II.8.  İhracata ilişkin değerlendirmeler

Davacı şirket hakkında düzenlenen vergi tekniği raporunda şirketin faal olup olmadığına ilişkin işyerinde yapılmış yoklamalarda şirketin faal olduğu, iş yerinde çeşitli makine ve ekipmanlarının bulunduğu, yeteri sayıda işçi çalıştırdığı, defter ve belgelerini incelemeye ibraz ettiği, yaptığı ticarete göre brüt satışlarının ve KDV matrahlarının aşırı olmadığı, kapasitesiyle uyumlu olduğu, mükellef kurumun ihracat yaptığı, buna ilişkin YMM KDV İade tasdik raporu hazırlandığı ve bu raporda ihracatının gerçek olduğuna ilişkin tespitlerin bulunduğu, ihracat beyannamelerinin verildiği gümrük müdürlüğünden gelen yazıya göre ihracat edilen eşyaların sarı hat ve kırmızı hat (fiziki muayene) kriterlerine göre işlem yapılarak gümrükten geçtiği, yurt içinde satış yapılan mükelleflere yapılan karşıt incelemelerde bu mükelleflerin aralarında yapılan ticaretin gerçek olduğu konusunda beyanatlar verdiği, sahte belge düzenleme nedeniyle hakkında rapor bulunan firmalardan olan alımlarının KDV indirimlerinden çıkarıldığı yönünde tespitlerin yapıldığı, iş yerinde çalışan işçiler nezdinde yeterince inceleme yapılmadığı, buna ilişkin ifadelerine başvurulmadığı, dolayısıyla mükellef hakkında sahte fatura ticareti sebebiyle yapılan incelemenin eksik ve hukuken yeterli olmadığı, davacının düzenlediği tüm faturaların sahte olduğunun kabulüne hukuken yeterli olmaması hususları birlikte değerlendirildiğinde davacının gerçek bir faaliyeti olmadığı ve sahte fatura düzenlemek suretiyle komisyon geliri elde ettiğinin somut olarak ortaya konulamadığı sonucuna varıldığından, vergi tekniği raporunda yer alan tespitlerden hareketle takdir komisyonu kararına istinaden yapılan dava konusu vergi ziyaı cezalı katma değer vergisi tarhiyatlarında hukuka uygunluk görülmemiştir. (Bursa 1. Vergi Mahkemesi 30.12.2021 tarih ve Esas No: 2021/722, Karar No: 2021/1809)

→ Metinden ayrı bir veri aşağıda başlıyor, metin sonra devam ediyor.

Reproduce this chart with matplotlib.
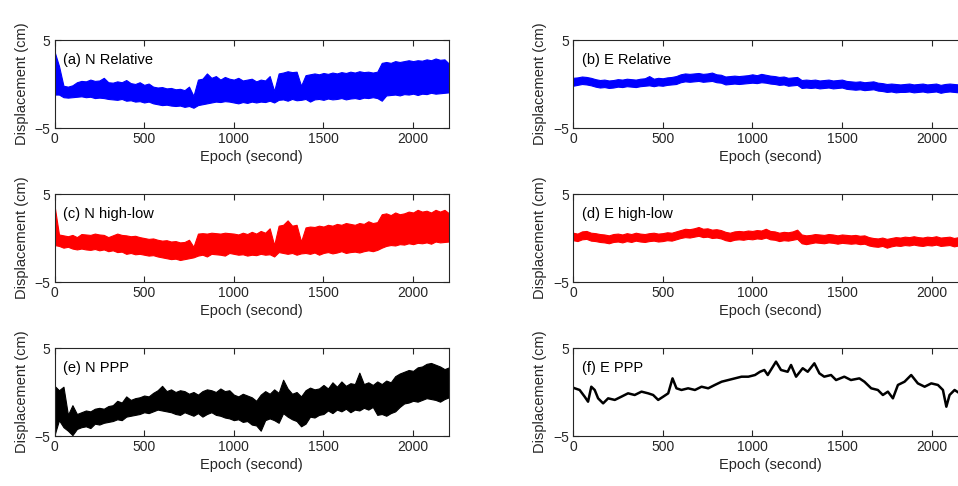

Sahte fatura düzenlendiğinde dair yoğun karineler bulunması halinde ihracat işlemlerinde iade talebinin geri çevrilmesi hukuka uygundur. (Danıştay 3. Daire Esas No: 2018/3868 ve Karar No: 2021/3182)

Dip Notlar

[1] 20 Şubat 2015 Tarihinde Bakanlık Makamının Onayı İle “Sahte Belge Veya Muhteviyatı İtibariyle Yanıltıcı Belge Düzenleme Ve Kullanmaya İlişkin İncelemelerde Uyulacak Usul Ve Esaslar Hakkında Yönerge” Ve “Serbest Muhasebeci Mali Müşavirler Ve Yeminli Mali Müşavirler Hakkında Vergi Müfettişleri Tarafından Sorumluluk Raporu Düzenlenmesinde Uyulacak Usul Ve Esaslara İlişkin Yönerge”

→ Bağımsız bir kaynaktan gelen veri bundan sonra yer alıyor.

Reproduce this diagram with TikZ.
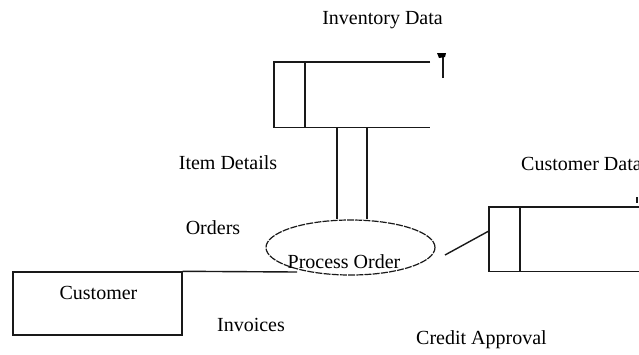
\documentclass[tikz,border=0pt]{standalone}
\usepackage{fontspec}
\setmainfont{Liberation Serif}
\usetikzlibrary{shapes.geometric}
\begin{document}
\begin{tikzpicture}[x=1pt,y=-1pt,
  line/.style={draw=black!90,line width=1.4pt},
  lbl/.style={font=\fontsize{20}{23}\selectfont,inner sep=0pt,text=black},
  proc/.style={ellipse,draw=black!90,line width=1.2pt,dash pattern=on 7pt off 1.2pt,
    minimum width=169pt,minimum height=55pt,inner sep=0pt},
  entity/.style={rectangle,draw=black!90,line width=1.4pt,minimum width=169pt,
    minimum height=63pt,inner sep=0pt},
  storebox/.style={rectangle,minimum height=65pt,inner sep=0pt}]
\useasboundingbox (0,0) rectangle (639,354);
\clip (0,0) rectangle (639,354);
\fill[white] (0,0) rectangle (639,354);

% data stores: open rectangles with a label compartment
\node[storebox,minimum width=156pt] (inv) at (352,94.5) {};
\draw[line] (inv.north east) -- (inv.north west) -- (inv.south west) -- (inv.south east);
\draw[line] ([xshift=31pt]inv.north west) -- ([xshift=31pt]inv.south west);

\node[storebox,minimum width=170pt,minimum height=64pt] (cust) at (574,239) {};
\draw[line] (cust.north east) -- (cust.north west) -- (cust.south west) -- (cust.south east);
\draw[line] ([xshift=31pt]cust.north west) -- ([xshift=31pt]cust.south west);

% marks at the open ends
\coordinate (invmark) at (443,78);
\draw[line] (invmark) -- ++(0,-23);
\fill[black] (437,53) -- (446,53) -- (445,57) -- (439,58) -- cycle;
\draw[line] (637,197) -- (637,203);

% process and external entity
\node[proc] (po) at (350.5,247.5) {};
\node[entity] (custent) at (97.5,303.5) {};

% connectors
\draw[line] ([xshift=-15pt]inv.south) -- ([xshift=-15pt]inv.south |- po.north);
\draw[line] ([xshift=15pt]inv.south) -- ([xshift=15pt]inv.south |- po.north);
\coordinate (poin) at (297,272);
\draw[line] (custent.north east) -- (poin);
\coordinate (poout) at (445,255);
\draw[line] (poout) -- ([yshift=8pt]cust.west);

% labels
\node[lbl] (tinv) at (382.5,20) {Inventory Data};
\node[lbl] (titem) at (228,163) {Item Details};
\node[lbl,anchor=west] (tcd) at (521,164) {Customer Data};
\node[lbl] (tord) at (213,228) {Orders};
\node[lbl] (tpo) at (344,262) {Process Order};
\node[lbl] (tcust) at (98.5,293) {Customer};
\node[lbl] (tinvo) at (251,325) {Invoices};
\node[lbl] (tca) at (481.5,340) {Credit Approval};
\end{tikzpicture}
\end{document}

[2] Vergi Denetim Kurulu Yönetmeliğinde Yönetmeliği 07.04.2021 tarih ve  31447 Sayılı Resmi Gazetede yayımlanmıştır.

[3] 07.10.2020 tarih ve 31267 Sayılı Resmi Gazete’de yayımlanmıştır.

[4] Avukat. M. ALÇAY. Vergi Yargılama Hukuku Uzmanı.